Understanding interactions between Ramularia collo-cygni and barley leaf physiology to target improvements in host resistance and disease control strategies (PhD)

Ramularia leaf spot (RLS) is an increasingly problematic disease of barley. As the causal fungus, Ramularia collo-cygni, has developed resistance to several major fungicide groups, control options are limited. The fungus can grow systemically from infected seed, with visible symptoms often only appearing after flowering. As the relative contribution of the latent and symptomatic stages of the fungal life cycle to reduced barley yields is not known with any certainty, it was the focus of this research. Two possibilities are that the effect of asymptomatic infection on pre-flowering photosynthetic activity, and the development of grain sink capacity, plays an important role; or that reduction in photosynthetic activity during grain filling, resulting from lesion development and loss of green leaf area, is the predominant factor.

In controlled environment (CE) experiments, leaf photosynthetic activity was measured – using infra-red gas analysis (IRGA), chlorophyll fluorescence analysis and imaging – in inoculated seedlings before and after visible symptom development. No reduction in photosynthesis was observed in infected leaves, compared to non-infected leaves, during the latent phase of infection. After visible symptoms appeared, photosynthesis within lesions reduced as they developed. However, this did not reduce photosynthetic activity across the whole leaf area. This result suggests that for whole leaf photosynthetic activity to be affected, visible symptoms must develop into mature lesions and coalesce to cover larger areas of the leaf surface.

In field experiments, plots were either untreated, treated with a full fungicide regime, or inoculated with R. collo-cygni and treated with fungicide to which R. collo-cygni is resistant. RLS was the only disease of significance that developed in untreated or inoculated plots, with symptoms appearing after flowering (around growth stage 72). Fungicide-treated plots remained free of disease. Plants showed no effect of infection on the maximum quantum efficiency of Photosystem II (Fv/Fm) before visible symptoms, consistent with results from CE experiments. Grain yield was predicted from radiation use efficiency (RUE) and utilisation of soluble sugar reserves, and post-flowering healthy (green) leaf area light interception. Grain yields predicted from the difference in post-flowering light interception between treated and untreated or inoculated plants displaying symptoms of RLS were comparable with the measured yield response to fungicide. This suggests that yield loss to RLS is primarily associated with a reduction in light capture during grain filling, resulting from lesion development and loss of green leaf area.

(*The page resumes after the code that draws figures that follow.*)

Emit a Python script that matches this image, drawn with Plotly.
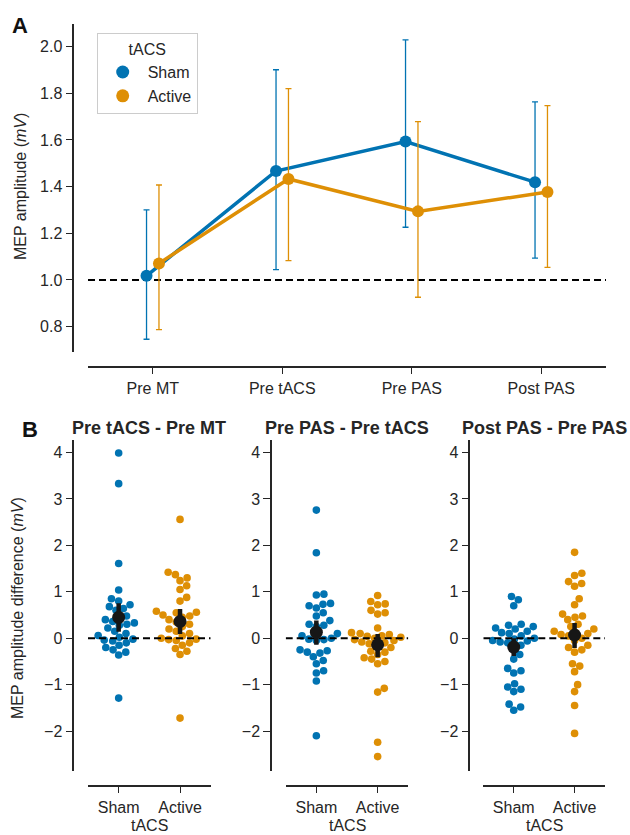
import numpy as np
import plotly.graph_objects as go

# ---------------- data ----------------
conditions = ["Pre MT", "Pre tACS", "Pre PAS", "Post PAS"]
groups = ["Sham", "Active"]

sham_mean = [1.018, 1.467, 1.593, 1.419]
sham_lo = [0.746, 1.044, 1.226, 1.094]
sham_hi = [1.300, 1.901, 2.029, 1.763]
active_mean = [1.071, 1.433, 1.294, 1.377]
active_lo = [0.787, 1.083, 0.926, 1.054]
active_hi = [1.407, 1.820, 1.679, 1.747]

diff_titles = ["Pre tACS - Pre MT", "Pre PAS - Pre tACS", "Post PAS - Pre PAS"]

sham_d1 = [3.99, 3.33, 1.61, 1.04, 0.85, 0.80, 0.72, 0.68, 0.64, 0.60, 0.48, 0.45,
           0.40, 0.36, 0.33, 0.30, 0.28, 0.22, 0.15, 0.10, 0.06, 0.02, -0.02, -0.04,
           -0.06, -0.10, -0.15, -0.20, -0.25, -0.30, -0.36, -1.29]
active_d1 = [2.56, 1.42, 1.37, 1.30, 1.24, 1.13, 1.05, 0.88, 0.80, 0.58, 0.56, 0.55,
             0.50, 0.48, 0.45, 0.40, 0.35, 0.30, 0.25, 0.20, 0.15, 0.10, 0.05, 0.00,
             -0.02, -0.03, -0.05, -0.10, -0.15, -0.22, -0.28, -0.35, -1.72]
sham_d2 = [2.76, 1.84, 0.95, 0.93, 0.75, 0.73, 0.70, 0.65, 0.55, 0.48, 0.38, 0.30,
           0.28, 0.25, 0.10, 0.05, 0.00, -0.02, -0.03, -0.05, -0.25, -0.27, -0.30,
           -0.32, -0.40, -0.48, -0.55, -0.70, -0.75, -0.92, -2.10]
active_d2 = [0.92, 0.79, 0.74, 0.72, 0.60, 0.55, 0.52, 0.22, 0.12, 0.10, 0.08, 0.05,
             0.04, 0.02, 0.00, -0.03, -0.05, -0.08, -0.10, -0.12, -0.15, -0.20, -0.28,
             -0.30, -0.35, -0.42, -0.45, -0.50, -0.55, -1.08, -1.16, -2.24, -2.55]
sham_d3 = [0.90, 0.83, 0.70, 0.30, 0.28, 0.25, 0.22, 0.20, 0.15, 0.12, 0.10, 0.05,
           0.00, -0.02, -0.05, -0.06, -0.08, -0.10, -0.15, -0.20, -0.35, -0.45, -0.65,
           -0.70, -0.75, -0.98, -1.05, -1.10, -1.15, -1.42, -1.48, -1.55]
active_d3 = [1.85, 1.40, 1.35, 1.22, 1.18, 1.12, 0.85, 0.72, 0.52, 0.48, 0.45, 0.40,
             0.30, 0.25, 0.20, 0.15, 0.12, 0.10, 0.08, 0.05, 0.00, -0.05, -0.15, -0.20,
             -0.25, -0.30, -0.55, -0.60, -0.72, -1.00, -1.15, -1.45, -2.05]

sham_dmean = [0.45, 0.13, -0.19]
sham_dlo = [0.14, -0.14, -0.385]
sham_dhi = [0.755, 0.38, 0.00]
active_dmean = [0.36, -0.14, 0.07]
active_dlo = [0.09, -0.41, -0.21]
active_dhi = [0.63, 0.09, 0.33]

# ---------------- style ----------------
W, H = 630, 835
BLUE = "#0173b2"
ORANGE = "#de8f05"
INK = "#262626"
FONT = "Liberation Sans, Arial, sans-serif"

A_XPX = (88, 606)
A_YPX = (24, 352.3)      # top, bottom
A_YAX = 73.3
A_XAX = 366.7
A_XR = [-0.5, 3.5]
A_YR = [0.69, 2.097]

B_YPX = (440, 771)
B_XAX = 785.7
B_XR = [-0.5, 1.5]
B_YR = [-2.86, 4.27]
B_PANELS = [((88, 210.7), 73.3), ((285.7, 408.3), 271.0), ((483.3, 605.0), 469.3)]


def xdom(a, b):
    return [a / W, b / W]


def ydom(top, bottom):
    return [1 - bottom / H, 1 - top / H]


def axis_style(**kw):
    d = dict(showline=True, linecolor=INK, linewidth=1.5, ticks="outside",
             ticklen=7, tickwidth=1.3, tickcolor=INK, showgrid=False,
             zeroline=False, tickfont=dict(family=FONT, size=16, color=INK))
    d.update(kw)
    return d


def swarm(vals, center, d, xscale, yscale):
    order = np.argsort(vals)
    placed = []
    xs = np.zeros(len(vals))
    for idx in order:
        y = vals[idx] * yscale
        cands = [0.0]
        for (px, py) in placed:
            dy = abs(py - y)
            if dy < d:
                dx = np.sqrt(d * d - dy * dy)
                cands += [px + dx, px - dx]
        cands.sort(key=abs)
        for c in cands:
            ok = True
            for (px, py) in placed:
                if (px - c) ** 2 + (py - y) ** 2 < d * d - 1e-6:
                    ok = False
                    break
            if ok:
                break
        placed.append((c, y))
        xs[idx] = c
    return center + xs / xscale


fig = go.Figure()

# ---------------- panel A ----------------
xpos = np.arange(len(conditions))
dodge = 0.048
for name, mean, lo, hi, col, off in [
    ("Sham", sham_mean, sham_lo, sham_hi, BLUE, -dodge),
    ("Active", active_mean, active_lo, active_hi, ORANGE, dodge),
]:
    m = np.array(mean)
    fig.add_trace(go.Scatter(
        x=xpos + off, y=m, mode="lines+markers", name=name, showlegend=False,
        line=dict(color=col, width=3.5), marker=dict(color=col, size=12),
        error_y=dict(type="data", symmetric=False, array=np.array(hi) - m,
                     arrayminus=m - np.array(lo), color=col, thickness=1.3, width=3),
        xaxis="x", yaxis="y"))
    fig.add_trace(go.Scatter(
        x=[None], y=[None], mode="markers", name=name, showlegend=True,
        marker=dict(color=col, size=13), xaxis="x", yaxis="y"))

fig.add_shape(type="line", xref="x domain", yref="y", x0=0, x1=1, y0=1.0, y1=1.0,
              line=dict(color="black", width=2, dash="7px,4px"), layer="below")

# ---------------- panel B ----------------
series_b = [
    (sham_d1, active_d1), (sham_d2, active_d2), (sham_d3, active_d3)
]
for k, ((sd, ad), ((xa, xb), yax)) in enumerate(zip(series_b, B_PANELS)):
    xn = "x%d" % (k + 2)
    yn = "y%d" % (k + 2)
    xscale = (xb - xa) / (B_XR[1] - B_XR[0])
    yscale = (B_YPX[1] - B_YPX[0]) / (B_YR[1] - B_YR[0])
    for gi, (vals, col) in enumerate([(sd, BLUE), (ad, ORANGE)]):
        v = np.array(vals, dtype=float)
        xs = swarm(v, gi, 7.6, xscale, yscale)
        fig.add_trace(go.Scatter(x=xs, y=v, mode="markers", showlegend=False,
                                 marker=dict(color=col, size=7.6),
                                 xaxis=xn, yaxis=yn))
    fig.add_trace(go.Scatter(x=B_XR, y=[0, 0], mode="lines", showlegend=False,
                             line=dict(color="black", width=2, dash="7px,4px"),
                             xaxis=xn, yaxis=yn, hoverinfo="skip"))
    mm = np.array([sham_dmean[k], active_dmean[k]])
    lo = np.array([sham_dlo[k], active_dlo[k]])
    hi = np.array([sham_dhi[k], active_dhi[k]])
    fig.add_trace(go.Scatter(
        x=[0, 1], y=mm, mode="markers", showlegend=False,
        marker=dict(color="#161616", size=13),
        error_y=dict(type="data", symmetric=False, array=hi - mm, arrayminus=mm - lo,
                     color="#161616", thickness=4.5, width=0),
        xaxis=xn, yaxis=yn))

# ---------------- layout ----------------
layout = dict(
    width=W, height=H, margin=dict(l=0, r=0, t=0, b=0),
    paper_bgcolor="white", plot_bgcolor="white",
    font=dict(family=FONT, size=16, color=INK),
    xaxis=axis_style(domain=xdom(*A_XPX), range=A_XR, anchor="free",
                     position=1 - A_XAX / H, tickvals=list(xpos), ticktext=conditions),
    yaxis=axis_style(domain=ydom(*A_YPX), range=A_YR, anchor="free",
                     position=A_YAX / W, tickvals=[0.8, 1.0, 1.2, 1.4, 1.6, 1.8, 2.0],
                     tickformat=".1f"),
    legend=dict(x=96.7 / W, y=1 - 33.3 / H, xanchor="left", yanchor="top",
                bordercolor="#cccccc", borderwidth=1, bgcolor="rgba(255,255,255,0.9)",
                font=dict(family=FONT, size=16, color=INK),
                title=dict(text="tACS", side="top center",
                           font=dict(family=FONT, size=16, color=INK)),
                itemwidth=40, tracegroupgap=0),
)
for k, ((xa, xb), yax) in enumerate(B_PANELS):
    layout["xaxis%d" % (k + 2)] = axis_style(
        domain=xdom(xa, xb), range=B_XR, anchor="free", position=1 - B_XAX / H,
        tickvals=[0, 1], ticktext=groups)
    layout["yaxis%d" % (k + 2)] = axis_style(
        domain=ydom(*B_YPX), range=B_YR, anchor="free", position=yax / W,
        tickvals=[-2, -1, 0, 1, 2, 3, 4])
fig.update_layout(**layout)


def note(text, xpx, ypx, size=16, angle=0, color=INK):
    return dict(text=text, x=xpx / W, y=1 - ypx / H, xref="paper", yref="paper",
                xanchor="center", yanchor="middle", showarrow=False, textangle=angle,
                font=dict(family=FONT, size=size, color=color))


ann = [
    note("<b>A</b>", 20, 25, size=22, color="#111111"),
    note("<b>B</b>", 30, 430, size=22, color="#111111"),
    note("MEP amplitude (<i>mV</i>)", 20, 187, angle=-90),
    note("MEP amplitude difference (<i>mV</i>)", 17, 608, angle=-90),
]
for k, ((xa, xb), yax) in enumerate(B_PANELS):
    cx = (xa + xb) / 2
    ann.append(note("<b>%s</b>" % diff_titles[k], cx, 428, size=18))
    ann.append(note("tACS", cx, 825))
fig.update_layout(annotations=ann)

fig.write_html("out.html", config={"displayModeBar": False},
               post_script="document.body.style.margin='0px';")
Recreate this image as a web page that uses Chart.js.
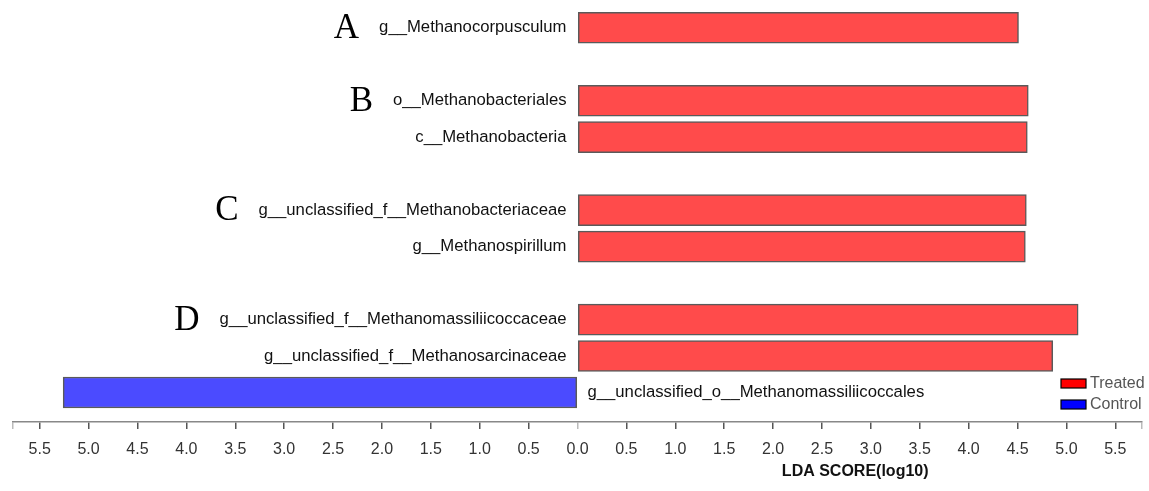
<!DOCTYPE html>
<html>
<head>
<meta charset="utf-8">
<script src="https://cdn.jsdelivr.net/npm/chart.js@4.4.1/dist/chart.umd.min.js"></script>
<style>
  body { margin: 0; background: #fff; }
  #wrap { width: 1149px; height: 491px; }
</style>
</head>
<body>
<div id="wrap"><canvas id="lda-chart" width="1149" height="491"></canvas></div>
<script>
// LEfSe data
const taxa = [
  'g__Methanocorpusculum',
  'o__Methanobacteriales',
  'c__Methanobacteria',
  'g__unclassified_f__Methanobacteriaceae',
  'g__Methanospirillum',
  'g__unclassified_f__Methanomassiliicoccaceae',
  'g__unclassified_f__Methanosarcinaceae',
  'g__unclassified_o__Methanomassiliicoccales'
];
const ldaScores = [4.51, 4.61, 4.60, 4.59, 4.58, 5.12, 4.86, 5.26];
const enrichedIn = ['Treated', 'Treated', 'Treated', 'Treated', 'Treated', 'Treated', 'Treated', 'Control'];
const groupOf = ['A', 'B', 'B', 'C', 'C', 'D', 'D', 'D'];
const classes = ['Treated', 'Control'];
const tickValues = [-5.5, -5, -4.5, -4, -3.5, -3, -2.5, -2, -1.5, -1, -0.5, 0, 0.5, 1, 1.5, 2, 2.5, 3, 3.5, 4, 4.5, 5, 5.5];

const barColors = { Treated: '#FF4B4B', Control: '#4B4BFF' };
const legendColors = { Treated: '#FF0000', Control: '#0000FF' };
const labelFont = '16.7px "Liberation Sans", Arial, sans-serif';

// one empty row between groups
let row = -1, prev = null;
const rows = groupOf.map(g => {
  row += (prev !== null && g !== prev) ? 2 : 1;
  prev = g;
  return row;
});

const points = taxa.map((t, i) => ({
  x: enrichedIn[i] === 'Control' ? -ldaScores[i] : ldaScores[i],
  y: rows[i]
}));

const labelsPlugin = {
  id: 'ldaLabels',
  afterDatasetsDraw(chart) {
    const ctx = chart.ctx;
    const xScale = chart.scales.x;
    const x0 = xScale.getPixelForValue(0);
    const meta = chart.getDatasetMeta(0);
    ctx.save();
    meta.data.forEach((bar, i) => {
      ctx.font = labelFont;
      ctx.fillStyle = '#111';
      ctx.textBaseline = 'middle';
      let left;
      if (points[i].x >= 0) {
        ctx.textAlign = 'right';
        ctx.fillText(taxa[i], x0 - 11, bar.y);
        left = x0 - 11 - ctx.measureText(taxa[i]).width;
      } else {
        ctx.textAlign = 'left';
        ctx.fillText(taxa[i], x0 + 10, bar.y);
        left = null;
      }
      // group letter at first row of each group
      if (left !== null && (i === 0 || groupOf[i] !== groupOf[i - 1])) {
        ctx.font = '35px "Liberation Serif", "Times New Roman", serif';
        ctx.textAlign = 'right';
        ctx.textBaseline = 'alphabetic';
        ctx.fillStyle = '#000';
        ctx.fillText(groupOf[i], left - 20, bar.y + 10);
      }
    });

    // axis title
    ctx.font = 'bold 16px "Liberation Sans", Arial, sans-serif';
    ctx.fillStyle = '#111';
    ctx.textAlign = 'center';
    ctx.textBaseline = 'middle';
    ctx.fillText('LDA SCORE(log10)', xScale.getPixelForValue(2.84), 472);

    // legend
    const area = chart.chartArea;
    classes.forEach((c, k) => {
      const bx = area.right - 81;
      const by = area.bottom - 43 + k * 21;
      ctx.fillStyle = legendColors[c];
      ctx.fillRect(bx, by, 25, 9);
      ctx.strokeStyle = '#000';
      ctx.lineWidth = 1.2;
      ctx.strokeRect(bx, by, 25, 9);
      ctx.font = '16px "Liberation Sans", Arial, sans-serif';
      ctx.fillStyle = '#555';
      ctx.textAlign = 'left';
      ctx.textBaseline = 'middle';
      ctx.fillText(c, bx + 29, by + 5);
    });
    ctx.restore();
  }
};

new Chart(document.getElementById('lda-chart'), {
  type: 'bar',
  data: {
    datasets: [{
      data: points,
      backgroundColor: enrichedIn.map(c => barColors[c]),
      borderColor: '#5a5a5a',
      borderWidth: 1.5,
      borderSkipped: false,
      barThickness: 31
    }]
  },
  options: {
    indexAxis: 'y',
    responsive: false,
    animation: false,
    layout: { padding: { left: 13, right: 7, top: 0, bottom: 0 } },
    plugins: { legend: { display: false }, tooltip: { enabled: false } },
    scales: {
      x: {
        type: 'linear',
        min: -5.773,
        max: 5.773,
        afterBuildTicks: scale => {
          scale.ticks = [scale.min].concat(tickValues, [scale.max]).map(v => ({ value: v }));
        },
        afterFit: scale => {
          scale.height = 69;
          scale.paddingLeft = 0;
          scale.paddingRight = 0;
        },
        border: { display: true, color: '#888', width: 1.5 },
        grid: {
          drawOnChartArea: false,
          drawTicks: true,
          tickLength: 7,
          lineWidth: 1.5,
          color: ctx => (ctx.tick && (ctx.tick.value === 0 || Math.abs(ctx.tick.value) > 5.6)) ? '#bbb' : '#555'
        },
        ticks: {
          autoSkip: false,
          maxRotation: 0,
          padding: 11,
          color: '#333',
          font: { size: 16, family: '"Liberation Sans", Arial, sans-serif' },
          callback: v => Math.abs(v) > 5.6 ? '' : Math.abs(v).toFixed(1)
        }
      },
      y: {
        type: 'linear',
        display: false,
        offset: false,
        reverse: true,
        min: -0.762,
        max: 10.809
      }
    }
  },
  plugins: [labelsPlugin]
});
</script>
</body>
</html>
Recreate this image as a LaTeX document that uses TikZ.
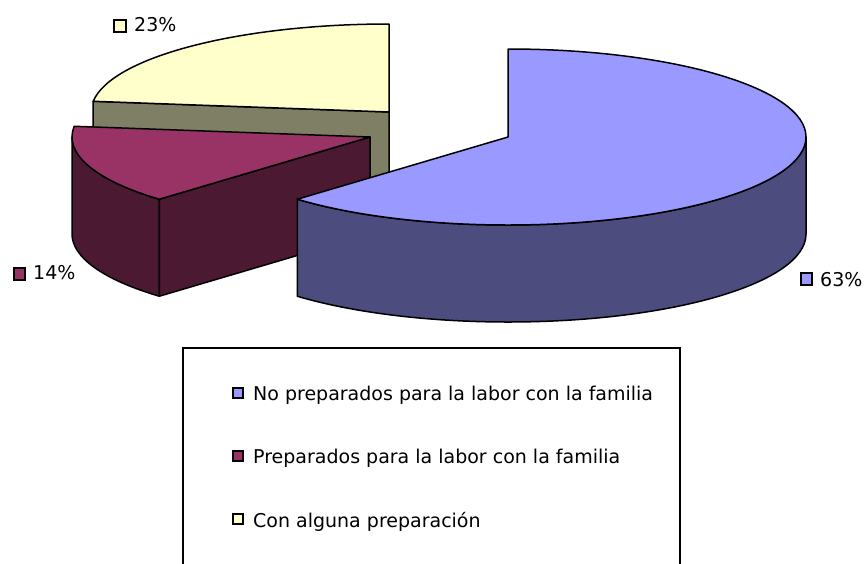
\documentclass[tikz,border=0pt]{standalone}
\usepackage{fontspec}
\setmainfont{DejaVu Sans}
\usetikzlibrary{calc}
\definecolor{bluetop}{HTML}{9999FF}
\definecolor{blueside}{HTML}{4C4C7F}
\definecolor{martop}{HTML}{993366}
\definecolor{marside}{HTML}{4C1933}
\definecolor{yeltop}{HTML}{FFFFCC}
\definecolor{yelside}{HTML}{7F7F66}
\tikzset{
  pieedge/.style={draw=black, line width=1.5pt, line join=round},
  keybox/.style={draw=black, line width=1.2pt},
  lbl/.style={font=\fontsize{19}{22}\selectfont, inner sep=0pt, anchor=base west},
  elarc/.style={x radius=298, y radius=88}
}
\begin{document}
\begin{tikzpicture}[x=1pt,y=1pt]
\useasboundingbox (0,0) rectangle (865,-563);
\clip (0,0) rectangle (865,-563);
\fill[white] (0,0) rectangle (865,-563);
% apexes of the exploded slices
\coordinate (Y) at (389,-112);
\coordinate (M) at (370,-137);
\coordinate (B) at (508,-137);
% yellow slice (23%)
\filldraw[pieedge, fill=yelside] (Y) -- ($(Y)+(173:298 and 88)$) -- ++(0,-97) -- ($(Y)+(0,-97)$) -- cycle;
\filldraw[pieedge, fill=yeltop] (Y) -- ($(Y)+(90:298 and 88)$) arc[start angle=90, end angle=173, elarc] -- cycle;
% maroon slice (14%)
\filldraw[pieedge, fill=marside] ($(M)+(180:298 and 88)$) arc[start angle=180, end angle=225, elarc] -- ++(0,-97) arc[start angle=225, end angle=180, elarc] -- cycle;
\filldraw[pieedge, fill=marside] (M) -- ($(M)+(225:298 and 88)$) -- ++(0,-97) -- ($(M)+(0,-97)$) -- cycle;
\filldraw[pieedge, fill=martop] (M) -- ($(M)+(173:298 and 88)$) arc[start angle=173, end angle=225, elarc] -- cycle;
% blue slice (63%)
\filldraw[pieedge, fill=blueside] ($(B)+(225:298 and 88)$) arc[start angle=225, end angle=360, elarc] -- ++(0,-97) arc[start angle=360, end angle=225, elarc] -- cycle;
\filldraw[pieedge, fill=bluetop] (B) -- ($(B)+(90:298 and 88)$) arc[start angle=90, end angle=-135, elarc] -- cycle;
% data labels
\filldraw[keybox, fill=yeltop] (114,-20) rectangle (126,-32);
\node[lbl] (p23) at (134,-31) {23\%};
\filldraw[keybox, fill=martop] (14,-268) rectangle (25,-280);
\node[lbl] (p14) at (33,-279) {14\%};
\filldraw[keybox, fill=bluetop] (801,-273) rectangle (812,-285);
\node[lbl] (p63) at (820,-286) {63\%};
% legend
\draw[line width=1.5pt] (183,-348) rectangle (680,-600);
\filldraw[keybox, fill=bluetop] (233,-388) rectangle (243,-398);
\node[lbl] (k1) at (253,-400) {No preparados para la labor con la familia};
\filldraw[keybox, fill=martop] (233,-451) rectangle (243,-461);
\node[lbl] (k2) at (253,-463) {Preparados para la labor con la familia};
\filldraw[keybox, fill=yeltop] (233,-514) rectangle (243,-524);
\node[lbl] (k3) at (253,-527) {Con alguna preparación};
\end{tikzpicture}
\end{document}
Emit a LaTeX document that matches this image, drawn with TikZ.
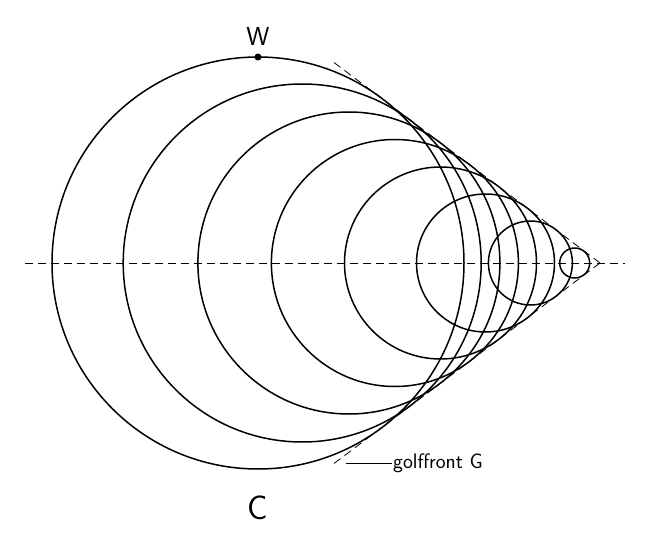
\documentclass[tikz,border=0pt]{standalone}
\begin{document}
\begin{tikzpicture}[x=1pt,y=-1pt,
  circ/.style={line width=1.5pt},
  dsh/.style={line width=0.8pt,dash pattern=on 8pt off 5pt},
  lab/.style={font=\sffamily}]
\useasboundingbox (0,0) rectangle (646,551);
\coordinate (apex) at (600,263);
\coordinate (hl) at (25,263);
\coordinate (hr) at (625,263);
\coordinate (tu) at (332,61);
\coordinate (td) at (332,465);
\draw[dsh] (hl) -- (hr);
\draw[dsh] (apex) -- (tu);
\draw[dsh] (apex) -- (td);
\foreach \c/\r in {258/206,302.2/179,348.9/151,394.9/123.5,440.5/96,485.5/69,530.4/42,574.7/15}
  \draw[circ] (\c,263) circle[radius=\r];
\fill (258,57) circle[radius=3.5];
\node[font=\sffamily\fontsize{26}{30}\selectfont] (w) at (258,36) {W};
\node[font=\sffamily\fontsize{34}{40}\selectfont] (c) at (258,508) {C};
\node[font=\sffamily\fontsize{21}{25}\selectfont,anchor=west,inner sep=1pt] (g) at (392,463) {golffront G};
\coordinate (gl) at (346,463);
\draw[line width=0.8pt] (gl) -- (g.west);
\end{tikzpicture}
\end{document}
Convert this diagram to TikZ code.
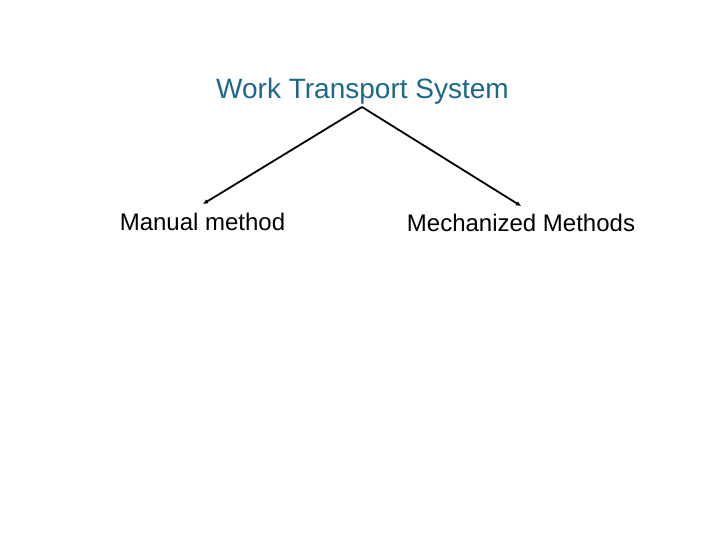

Results suggested that symptom expression was associated with leaf senescence. CE experiments tested this relationship by using treatments to vary the onset and rate of leaf senescence. Seedlings that were treated with cytokinin to delay senescence after inoculation developed fewer lesions than control plants. Fungal growth was also restricted in the treated plants. Collectively, these results suggest that prevention of visible symptom development, rather than prevention of asymptomatic growth, is the most important target for management of this disease. Control methods targeted at delaying senescence could be a useful avenue for further investigation.